Secondo: riprendi in mano la relazione più incrinata che hai e fai il primo passo, anche solo con una telefonata. Compirai lo stesso gesto di Abramo: fidarsi che dove offri ciò che ti costa il Signore moltiplica la vita.

Terzo: chiediti in famiglia, nel gruppo di lavoro, nella mia comunità, in Parrocchia: chi rimane tagliato fuori? E muoviti… perché possa attraversare anche lui il mare. Nessuno deve restare sull’altra riva per mancanza di amici o di coraggio.

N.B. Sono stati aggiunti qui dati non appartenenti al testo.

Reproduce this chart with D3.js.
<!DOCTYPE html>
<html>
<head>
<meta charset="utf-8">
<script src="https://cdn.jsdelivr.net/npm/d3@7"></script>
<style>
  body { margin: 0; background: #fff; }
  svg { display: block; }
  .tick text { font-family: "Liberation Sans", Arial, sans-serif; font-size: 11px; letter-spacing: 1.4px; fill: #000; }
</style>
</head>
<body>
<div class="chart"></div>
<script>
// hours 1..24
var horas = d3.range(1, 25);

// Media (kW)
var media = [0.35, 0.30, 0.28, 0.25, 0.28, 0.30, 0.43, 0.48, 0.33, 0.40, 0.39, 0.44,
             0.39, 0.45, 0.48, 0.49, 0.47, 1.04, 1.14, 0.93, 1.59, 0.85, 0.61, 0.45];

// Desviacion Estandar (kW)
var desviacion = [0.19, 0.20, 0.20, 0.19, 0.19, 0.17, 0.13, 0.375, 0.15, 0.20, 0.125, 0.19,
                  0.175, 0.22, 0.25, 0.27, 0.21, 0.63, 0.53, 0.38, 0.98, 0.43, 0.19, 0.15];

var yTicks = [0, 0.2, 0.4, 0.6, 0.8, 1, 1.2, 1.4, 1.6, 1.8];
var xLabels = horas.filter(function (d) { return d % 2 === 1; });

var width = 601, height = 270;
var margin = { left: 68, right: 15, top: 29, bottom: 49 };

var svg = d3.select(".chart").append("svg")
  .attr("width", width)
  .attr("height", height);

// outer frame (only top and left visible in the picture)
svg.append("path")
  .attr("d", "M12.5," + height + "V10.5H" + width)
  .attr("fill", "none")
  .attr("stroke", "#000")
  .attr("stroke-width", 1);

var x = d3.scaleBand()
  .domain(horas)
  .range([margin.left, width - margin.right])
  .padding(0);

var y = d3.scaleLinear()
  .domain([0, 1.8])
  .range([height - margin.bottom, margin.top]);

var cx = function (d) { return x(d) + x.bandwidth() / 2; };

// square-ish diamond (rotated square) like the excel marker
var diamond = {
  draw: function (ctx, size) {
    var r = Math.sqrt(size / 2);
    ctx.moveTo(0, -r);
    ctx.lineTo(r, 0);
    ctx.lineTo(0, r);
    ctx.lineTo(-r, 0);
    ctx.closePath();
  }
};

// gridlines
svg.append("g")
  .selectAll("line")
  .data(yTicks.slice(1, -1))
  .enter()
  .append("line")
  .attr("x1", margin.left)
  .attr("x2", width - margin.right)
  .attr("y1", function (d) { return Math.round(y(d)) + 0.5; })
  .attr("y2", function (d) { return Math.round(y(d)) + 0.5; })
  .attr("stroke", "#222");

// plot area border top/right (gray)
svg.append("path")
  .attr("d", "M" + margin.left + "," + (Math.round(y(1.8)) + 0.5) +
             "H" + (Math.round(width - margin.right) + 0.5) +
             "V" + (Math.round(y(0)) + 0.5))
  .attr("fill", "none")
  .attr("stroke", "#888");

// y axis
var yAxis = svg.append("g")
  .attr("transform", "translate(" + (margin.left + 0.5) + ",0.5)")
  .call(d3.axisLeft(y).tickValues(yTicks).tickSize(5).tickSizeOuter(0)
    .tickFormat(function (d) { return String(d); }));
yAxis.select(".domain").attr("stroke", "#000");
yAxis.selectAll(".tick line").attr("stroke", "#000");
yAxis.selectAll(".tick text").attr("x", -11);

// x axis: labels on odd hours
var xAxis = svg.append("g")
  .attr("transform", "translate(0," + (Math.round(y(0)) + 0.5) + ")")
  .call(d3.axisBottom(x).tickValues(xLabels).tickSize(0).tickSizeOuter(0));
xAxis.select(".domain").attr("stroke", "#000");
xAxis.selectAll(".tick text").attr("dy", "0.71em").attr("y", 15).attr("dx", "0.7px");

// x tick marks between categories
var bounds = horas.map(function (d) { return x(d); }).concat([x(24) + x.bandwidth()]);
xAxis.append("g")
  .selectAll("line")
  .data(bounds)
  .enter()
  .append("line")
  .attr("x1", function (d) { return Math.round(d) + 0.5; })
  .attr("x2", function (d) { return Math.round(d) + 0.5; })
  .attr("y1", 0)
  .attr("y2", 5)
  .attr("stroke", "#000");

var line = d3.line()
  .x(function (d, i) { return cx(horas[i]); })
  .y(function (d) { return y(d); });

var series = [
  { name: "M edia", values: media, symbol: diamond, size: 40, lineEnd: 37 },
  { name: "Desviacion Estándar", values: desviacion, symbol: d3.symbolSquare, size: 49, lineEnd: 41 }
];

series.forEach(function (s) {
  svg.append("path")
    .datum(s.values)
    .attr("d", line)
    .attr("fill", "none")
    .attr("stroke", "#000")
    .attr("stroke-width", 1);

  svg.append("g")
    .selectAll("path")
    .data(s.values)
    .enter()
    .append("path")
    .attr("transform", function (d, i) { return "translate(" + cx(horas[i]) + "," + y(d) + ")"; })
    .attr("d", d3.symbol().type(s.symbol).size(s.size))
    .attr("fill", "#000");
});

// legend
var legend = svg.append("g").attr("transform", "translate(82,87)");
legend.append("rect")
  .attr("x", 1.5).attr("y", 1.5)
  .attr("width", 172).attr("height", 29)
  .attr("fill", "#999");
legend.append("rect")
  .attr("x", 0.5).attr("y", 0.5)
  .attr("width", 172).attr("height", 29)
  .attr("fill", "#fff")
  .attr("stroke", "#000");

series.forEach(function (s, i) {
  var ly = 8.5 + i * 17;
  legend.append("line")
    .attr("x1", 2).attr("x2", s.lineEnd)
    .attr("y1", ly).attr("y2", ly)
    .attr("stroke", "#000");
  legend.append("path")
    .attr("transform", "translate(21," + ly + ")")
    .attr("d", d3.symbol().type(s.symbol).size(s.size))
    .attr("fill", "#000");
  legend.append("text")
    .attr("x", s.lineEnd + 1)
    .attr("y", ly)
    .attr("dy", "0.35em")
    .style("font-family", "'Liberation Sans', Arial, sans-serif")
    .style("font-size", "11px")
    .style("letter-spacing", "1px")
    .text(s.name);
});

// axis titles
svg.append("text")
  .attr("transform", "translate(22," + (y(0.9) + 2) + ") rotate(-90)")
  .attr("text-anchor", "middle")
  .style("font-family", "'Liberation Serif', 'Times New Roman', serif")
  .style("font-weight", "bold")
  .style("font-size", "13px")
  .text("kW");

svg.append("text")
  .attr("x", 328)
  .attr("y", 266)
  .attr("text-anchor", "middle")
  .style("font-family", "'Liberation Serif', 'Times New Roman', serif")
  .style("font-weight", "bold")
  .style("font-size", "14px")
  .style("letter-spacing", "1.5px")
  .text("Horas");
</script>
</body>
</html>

Fratelli e sorelle, fra poco rinunceremo al male e proclameremo la fede. Facciamolo pensando a questi tre possibili passi.

Rinuncio? A che cosa?

Credo? In che stile di vita?

Celebrare la Pasqua, allora, significa lasciarsi convertire la mente, il cuore e le mani. Solo così saremo riconosciuti come testimoni di un’alba nuova.

Così che se domani qualcuno ci chiederà: «Che cosa avete fatto stanotte?», potremo rispondere con semplicità: abbiamo riacceso la luce originaria, abbiamo attraversato di nuovo il mare, abbiamo scoperto che la tomba è vuota e che la vita corre più veloce del buio.

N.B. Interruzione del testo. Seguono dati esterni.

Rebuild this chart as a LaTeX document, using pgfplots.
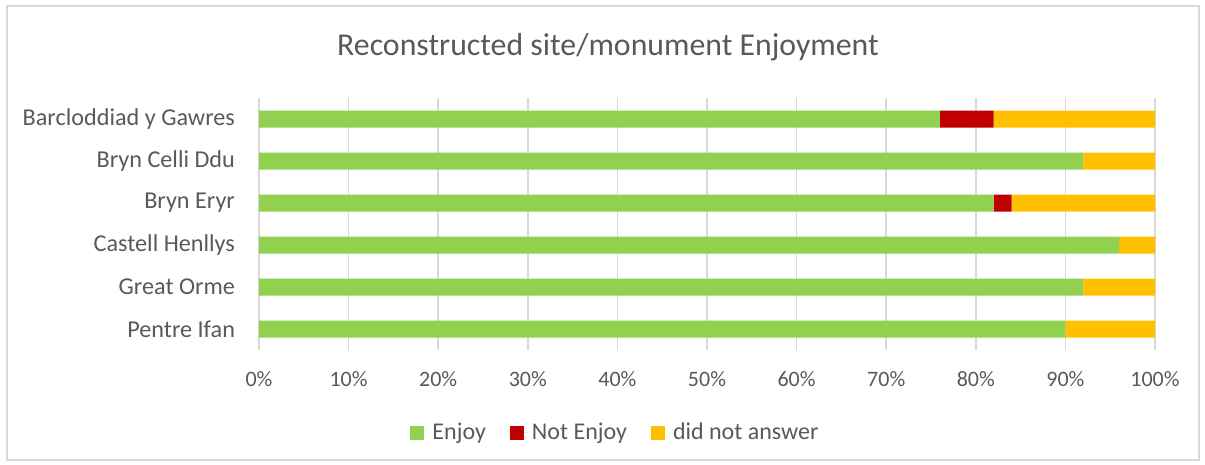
\documentclass[border=0pt]{standalone}
\usepackage{pgfplots}
\pgfplotsset{compat=1.18}
\usepackage{fontspec}
\setmainfont{Carlito}
\definecolor{enjoy}{HTML}{92D050}
\definecolor{notenjoy}{HTML}{C00000}
\definecolor{noanswer}{HTML}{FFC000}
\definecolor{txt}{HTML}{595959}
\definecolor{gridc}{HTML}{D9D9D9}
\begin{document}
\begin{tikzpicture}[x=0.5pt,y=0.5pt]
\path[use as bounding box] (0,0) rectangle (1205,465);
\draw[gridc, line width=0.75pt] (7,5) rectangle (1199,459);
\node[text=txt, font=\fontsize{15.9}{19}\selectfont] at (608,418) {Reconstructed site/monument Enjoyment};
\begin{axis}[
    at={(129.5pt,57.5pt)}, anchor=south west,
    scale only axis, width=448pt, height=126pt,
    xbar stacked, bar width=8.5pt,
    xmin=0, xmax=100, ymin=-0.5, ymax=5.5, y dir=reverse,
    ytick={0,...,5},
    yticklabels={Barcloddiad y Gawres, Bryn Celli Ddu, Bryn Eryr, Castell Henllys, Great Orme, Pentre Ifan},
    xtick={0,10,...,100},
    xticklabel={\pgfmathprintnumber{\tick}\%},
    /pgf/number format/assume math mode=true,
    axis line style={draw=none},
    tick style={draw=none},
    xmajorgrids, grid style={gridc, line width=0.75pt},
    ticklabel style={text=txt},
    xticklabel style={yshift=-7pt, font=\fontsize{11}{13}\selectfont},
    yticklabel style={xshift=-8.5pt, font=\fontsize{12.1}{14}\selectfont},
    legend columns=3,
    legend style={at={(0.399,-0.329)}, anchor=center, draw=none, fill=none,
        font=\fontsize{12}{14}\selectfont, text=txt,
        /tikz/every even column/.append style={column sep=10pt}},
    legend image code/.code={\fill[#1] (0pt,-3.5pt) rectangle (7pt,3.5pt);
        \path (0pt,0pt) -- (9pt,0pt);},
]
\addplot[fill=enjoy, draw=none] coordinates {(76,0) (92,1) (82,2) (96,3) (92,4) (90,5)};
\addlegendentry{Enjoy}
\addplot[fill=notenjoy, draw=none] coordinates {(6,0) (0,1) (2,2) (0,3) (0,4) (0,5)};
\addlegendentry{Not Enjoy}
\addplot[fill=noanswer, draw=none] coordinates {(18,0) (8,1) (16,2) (4,3) (8,4) (10,5)};
\addlegendentry{did not answer}
\end{axis}
\end{tikzpicture}
\end{document}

Non perché siamo bravi, ma perché il Risorto ci ha preceduti e ci attende nella Galilea (il luogo dove tutto ebbe inizio per lui e per i discepoli) dei giorni feriali.

Buona Pasqua, dunque!

Che la speranza vi accompagni come respiro, e che la nostra comunità, passando insieme dalla notte al giorno, diventi segnale luminoso per chi ancora cerca la vita fra le pietre di un sepolcro.

Cristo è risorto, è davvero risorto. Alleluia!